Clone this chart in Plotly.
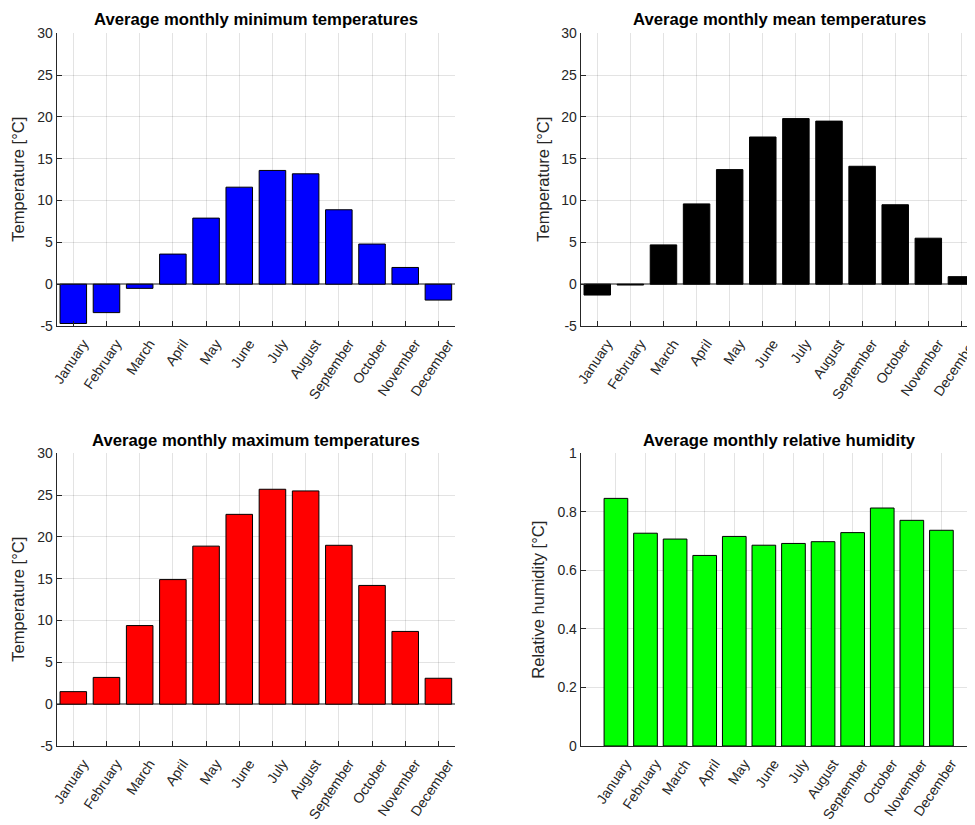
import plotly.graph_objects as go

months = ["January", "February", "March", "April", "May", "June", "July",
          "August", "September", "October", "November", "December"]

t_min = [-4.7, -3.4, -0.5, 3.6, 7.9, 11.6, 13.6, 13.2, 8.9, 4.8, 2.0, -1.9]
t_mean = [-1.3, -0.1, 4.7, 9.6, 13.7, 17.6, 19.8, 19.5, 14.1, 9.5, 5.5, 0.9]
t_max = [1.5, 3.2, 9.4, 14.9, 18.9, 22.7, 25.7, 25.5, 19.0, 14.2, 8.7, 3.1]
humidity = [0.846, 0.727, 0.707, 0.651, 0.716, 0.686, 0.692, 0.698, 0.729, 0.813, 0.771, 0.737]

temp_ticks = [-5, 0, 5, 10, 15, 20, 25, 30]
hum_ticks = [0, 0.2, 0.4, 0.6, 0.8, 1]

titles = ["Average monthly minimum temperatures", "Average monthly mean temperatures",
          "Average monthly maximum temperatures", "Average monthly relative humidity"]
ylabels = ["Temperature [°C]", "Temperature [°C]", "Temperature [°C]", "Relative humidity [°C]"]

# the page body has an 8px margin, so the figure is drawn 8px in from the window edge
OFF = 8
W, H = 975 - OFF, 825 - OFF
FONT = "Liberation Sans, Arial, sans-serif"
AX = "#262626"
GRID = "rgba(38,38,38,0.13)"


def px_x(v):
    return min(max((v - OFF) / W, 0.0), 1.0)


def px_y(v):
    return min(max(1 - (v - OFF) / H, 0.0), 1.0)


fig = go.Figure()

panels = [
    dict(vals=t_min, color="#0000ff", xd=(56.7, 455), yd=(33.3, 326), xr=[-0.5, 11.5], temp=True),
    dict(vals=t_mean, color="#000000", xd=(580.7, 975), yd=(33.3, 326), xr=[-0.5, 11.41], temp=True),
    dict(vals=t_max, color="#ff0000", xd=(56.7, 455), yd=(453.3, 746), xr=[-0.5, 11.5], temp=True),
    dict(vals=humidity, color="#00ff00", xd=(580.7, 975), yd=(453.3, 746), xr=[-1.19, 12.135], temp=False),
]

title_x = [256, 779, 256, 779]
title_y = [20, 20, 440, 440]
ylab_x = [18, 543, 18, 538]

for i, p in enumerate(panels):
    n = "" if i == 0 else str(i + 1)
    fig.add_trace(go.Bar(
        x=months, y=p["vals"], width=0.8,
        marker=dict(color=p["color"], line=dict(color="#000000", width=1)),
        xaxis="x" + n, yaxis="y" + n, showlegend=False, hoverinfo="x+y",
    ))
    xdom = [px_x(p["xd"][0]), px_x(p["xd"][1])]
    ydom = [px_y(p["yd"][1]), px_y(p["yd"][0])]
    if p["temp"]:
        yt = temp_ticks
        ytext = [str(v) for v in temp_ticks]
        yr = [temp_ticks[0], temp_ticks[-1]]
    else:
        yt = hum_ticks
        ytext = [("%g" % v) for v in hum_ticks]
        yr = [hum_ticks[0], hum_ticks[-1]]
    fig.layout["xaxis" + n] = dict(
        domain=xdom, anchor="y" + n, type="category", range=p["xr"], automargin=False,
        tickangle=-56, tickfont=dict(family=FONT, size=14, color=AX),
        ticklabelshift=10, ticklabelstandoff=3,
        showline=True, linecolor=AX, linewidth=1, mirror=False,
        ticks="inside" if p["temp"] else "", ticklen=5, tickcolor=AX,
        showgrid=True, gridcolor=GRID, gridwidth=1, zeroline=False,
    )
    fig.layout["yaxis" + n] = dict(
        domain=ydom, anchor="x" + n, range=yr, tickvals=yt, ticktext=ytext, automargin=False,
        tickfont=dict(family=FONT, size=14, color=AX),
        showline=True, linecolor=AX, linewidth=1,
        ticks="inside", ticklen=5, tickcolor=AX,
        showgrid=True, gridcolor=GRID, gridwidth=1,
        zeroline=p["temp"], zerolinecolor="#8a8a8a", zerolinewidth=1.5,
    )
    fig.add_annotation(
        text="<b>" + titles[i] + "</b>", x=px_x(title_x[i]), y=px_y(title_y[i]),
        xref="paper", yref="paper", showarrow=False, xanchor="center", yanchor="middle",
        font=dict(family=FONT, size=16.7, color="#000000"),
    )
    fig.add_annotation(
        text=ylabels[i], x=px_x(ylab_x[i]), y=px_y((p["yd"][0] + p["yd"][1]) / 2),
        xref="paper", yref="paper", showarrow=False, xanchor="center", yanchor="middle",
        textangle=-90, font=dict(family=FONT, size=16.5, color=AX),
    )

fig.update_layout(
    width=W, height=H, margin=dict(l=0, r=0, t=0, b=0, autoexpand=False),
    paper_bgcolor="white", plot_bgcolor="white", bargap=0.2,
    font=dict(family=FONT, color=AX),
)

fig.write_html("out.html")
--------------------
**Set task:**
Output an exact copy of the material, with the pictures removed.

**Answer for the task:**
Clone this chart in Plotly.
import plotly.graph_objects as go

months = ["January", "February", "March", "April", "May", "June", "July",
          "August", "September", "October", "November", "December"]

t_min = [-4.7, -3.4, -0.5, 3.6, 7.9, 11.6, 13.6, 13.2, 8.9, 4.8, 2.0, -1.9]
t_mean = [-1.3, -0.1, 4.7, 9.6, 13.7, 17.6, 19.8, 19.5, 14.1, 9.5, 5.5, 0.9]
t_max = [1.5, 3.2, 9.4, 14.9, 18.9, 22.7, 25.7, 25.5, 19.0, 14.2, 8.7, 3.1]
humidity = [0.846, 0.727, 0.707, 0.651, 0.716, 0.686, 0.692, 0.698, 0.729, 0.813, 0.771, 0.737]

temp_ticks = [-5, 0, 5, 10, 15, 20, 25, 30]
hum_ticks = [0, 0.2, 0.4, 0.6, 0.8, 1]

titles = ["Average monthly minimum temperatures", "Average monthly mean temperatures",
          "Average monthly maximum temperatures", "Average monthly relative humidity"]
ylabels = ["Temperature [°C]", "Temperature [°C]", "Temperature [°C]", "Relative humidity [°C]"]

# the page body has an 8px margin, so the figure is drawn 8px in from the window edge
OFF = 8
W, H = 975 - OFF, 825 - OFF
FONT = "Liberation Sans, Arial, sans-serif"
AX = "#262626"
GRID = "rgba(38,38,38,0.13)"


def px_x(v):
    return min(max((v - OFF) / W, 0.0), 1.0)


def px_y(v):
    return min(max(1 - (v - OFF) / H, 0.0), 1.0)


fig = go.Figure()

panels = [
    dict(vals=t_min, color="#0000ff", xd=(56.7, 455), yd=(33.3, 326), xr=[-0.5, 11.5], temp=True),
    dict(vals=t_mean, color="#000000", xd=(580.7, 975), yd=(33.3, 326), xr=[-0.5, 11.41], temp=True),
    dict(vals=t_max, color="#ff0000", xd=(56.7, 455), yd=(453.3, 746), xr=[-0.5, 11.5], temp=True),
    dict(vals=humidity, color="#00ff00", xd=(580.7, 975), yd=(453.3, 746), xr=[-1.19, 12.135], temp=False),
]

title_x = [256, 779, 256, 779]
title_y = [20, 20, 440, 440]
ylab_x = [18, 543, 18, 538]

for i, p in enumerate(panels):
    n = "" if i == 0 else str(i + 1)
    fig.add_trace(go.Bar(
        x=months, y=p["vals"], width=0.8,
        marker=dict(color=p["color"], line=dict(color="#000000", width=1)),
        xaxis="x" + n, yaxis="y" + n, showlegend=False, hoverinfo="x+y",
    ))
    xdom = [px_x(p["xd"][0]), px_x(p["xd"][1])]
    ydom = [px_y(p["yd"][1]), px_y(p["yd"][0])]
    if p["temp"]:
        yt = temp_ticks
        ytext = [str(v) for v in temp_ticks]
        yr = [temp_ticks[0], temp_ticks[-1]]
    else:
        yt = hum_ticks
        ytext = [("%g" % v) for v in hum_ticks]
        yr = [hum_ticks[0], hum_ticks[-1]]
    fig.layout["xaxis" + n] = dict(
        domain=xdom, anchor="y" + n, type="category", range=p["xr"], automargin=False,
        tickangle=-56, tickfont=dict(family=FONT, size=14, color=AX),
        ticklabelshift=10, ticklabelstandoff=3,
        showline=True, linecolor=AX, linewidth=1, mirror=False,
        ticks="inside" if p["temp"] else "", ticklen=5, tickcolor=AX,
        showgrid=True, gridcolor=GRID, gridwidth=1, zeroline=False,
    )
    fig.layout["yaxis" + n] = dict(
        domain=ydom, anchor="x" + n, range=yr, tickvals=yt, ticktext=ytext, automargin=False,
        tickfont=dict(family=FONT, size=14, color=AX),
        showline=True, linecolor=AX, linewidth=1,
        ticks="inside", ticklen=5, tickcolor=AX,
        showgrid=True, gridcolor=GRID, gridwidth=1,
        zeroline=p["temp"], zerolinecolor="#8a8a8a", zerolinewidth=1.5,
    )
    fig.add_annotation(
        text="<b>" + titles[i] + "</b>", x=px_x(title_x[i]), y=px_y(title_y[i]),
        xref="paper", yref="paper", showarrow=False, xanchor="center", yanchor="middle",
        font=dict(family=FONT, size=16.7, color="#000000"),
    )
    fig.add_annotation(
        text=ylabels[i], x=px_x(ylab_x[i]), y=px_y((p["yd"][0] + p["yd"][1]) / 2),
        xref="paper", yref="paper", showarrow=False, xanchor="center", yanchor="middle",
        textangle=-90, font=dict(family=FONT, size=16.5, color=AX),
    )

fig.update_layout(
    width=W, height=H, margin=dict(l=0, r=0, t=0, b=0, autoexpand=False),
    paper_bgcolor="white", plot_bgcolor="white", bargap=0.2,
    font=dict(family=FONT, color=AX),
)

fig.write_html("out.html")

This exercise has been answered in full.